• **Provided data**:

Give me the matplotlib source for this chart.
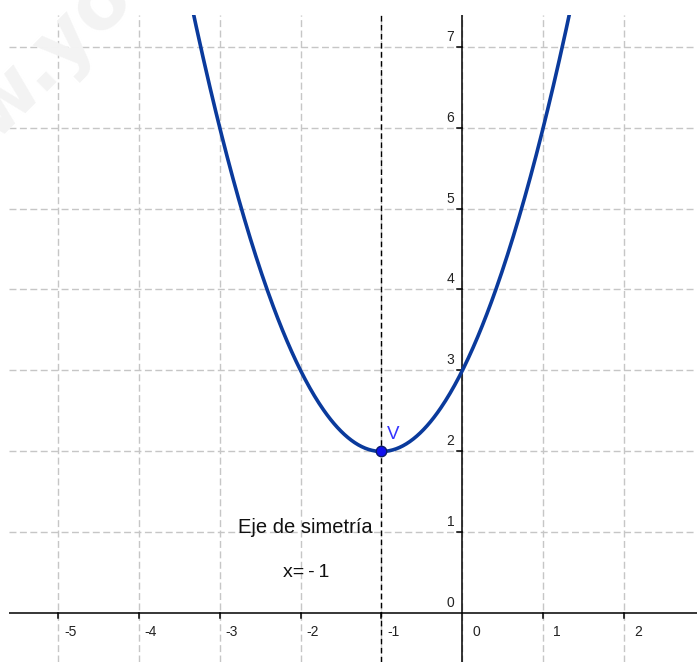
"""Parabola y = x^2 + 2x + 3 with its vertex and axis of symmetry (GeoGebra style)."""
import numpy as np
import matplotlib
matplotlib.use("Agg")
import matplotlib.pyplot as plt
from matplotlib.transforms import offset_copy

# curve coefficients: y = a x^2 + b x + c
a, b, c = 1.0, 2.0, 3.0
vertex = (-1.0, 2.0)
x_ticks = [-5, -4, -3, -2, -1, 0, 1, 2]
y_ticks = [0, 1, 2, 3, 4, 5, 6, 7]
x_labels = ["-5", "-4", "-3", "-2", "-1", "0", "1", "2"]
y_labels = ["0", "1", "2", "3", "4", "5", "6", "7"]
xlim = (-5.605, 2.901)
ylim = (-0.599, 7.389)

W, H = 697, 662
fig = plt.figure(figsize=(W / 100, H / 100), dpi=100)
ax = fig.add_axes([9 / W, 0, (W - 9) / W, (H - 15) / H])
ax.set_xlim(*xlim)
ax.set_ylim(*ylim)

# faint watermark
fig.text(0.072, 0.915, "w.yo", rotation=45, fontsize=56, fontweight="bold",
         color="#f3f3f3", ha="center", va="center", zorder=0,
         family="DejaVu Sans")
ax.patch.set_alpha(0)

# grid
for xt in x_ticks:
    ax.axvline(xt, color="#c6c6c6", lw=1.0, dashes=(5, 2.5), zorder=1)
for yt in y_ticks[1:]:
    ax.axhline(yt, color="#c6c6c6", lw=1.0, dashes=(5, 2.5), zorder=1)

# axes
ax.axhline(0, color="black", lw=1.1, zorder=2)
ax.axvline(0, color="black", lw=1.1, zorder=2)
for s in ax.spines.values():
    s.set_visible(False)
ax.set_xticks([])
ax.set_yticks([])

# tick marks
px = (xlim[1] - xlim[0]) / (W - 9)
for xt in x_ticks:
    if xt != 0:
        ax.plot([xt, xt], [0, -5 * px], color="black", lw=1.1, zorder=2)
for yt in y_ticks[1:]:
    ax.plot([0, -5 * px], [yt, yt], color="black", lw=1.1, zorder=2)

fam = ["Liberation Sans", "DejaVu Sans"]
for xt, lab in zip(x_ticks, x_labels):
    dx = 10 if xt >= 0 else 6
    tr = offset_copy(ax.transData, fig=fig, x=dx, y=-12, units="dots")
    ax.text(xt, 0, lab, transform=tr, ha="left", va="top",
            fontsize=10, family=fam, color="#222222")
tr_y = offset_copy(ax.transData, fig=fig, x=-8, y=3, units="dots")
for yt, lab in zip(y_ticks, y_labels):
    ax.text(0, yt, lab, transform=tr_y, ha="right", va="bottom",
            fontsize=10, family=fam, color="#222222")

# axis of symmetry
ax.axvline(vertex[0], color="black", lw=1.0, dashes=(4, 2.5), zorder=3)

# parabola
xs = np.linspace(xlim[0], xlim[1], 600)
ax.plot(xs, a * xs ** 2 + b * xs + c, color="#0a3a9c", lw=2.6, zorder=4,
        solid_capstyle="butt")

# vertex
ax.plot(*vertex, "o", ms=7.5, mfc="#1010ee", mec="#0a1a6a", mew=1.0, zorder=5)
trv = offset_copy(ax.transData, fig=fig, x=12, y=17, units="dots")
ax.text(*vertex, "V", transform=trv, ha="center", va="center",
        fontsize=13.5, family=fam, color="#3333ff")

ax.text(-1.94, 1.056, "Eje de simetría", ha="center", va="center",
        fontsize=14.5, family=fam, color="#111111", zorder=6)
ax.text(-1.93, 0.51, "x=\u2009-\u20091", ha="center", va="center",
        fontsize=14, family=fam, color="#111111", zorder=6)

fig.savefig("out.png", dpi=100)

• **Problem details**: Find every line with the word "matplotlib" and state how many there are, with no other words.

• **Finished exercise**: 5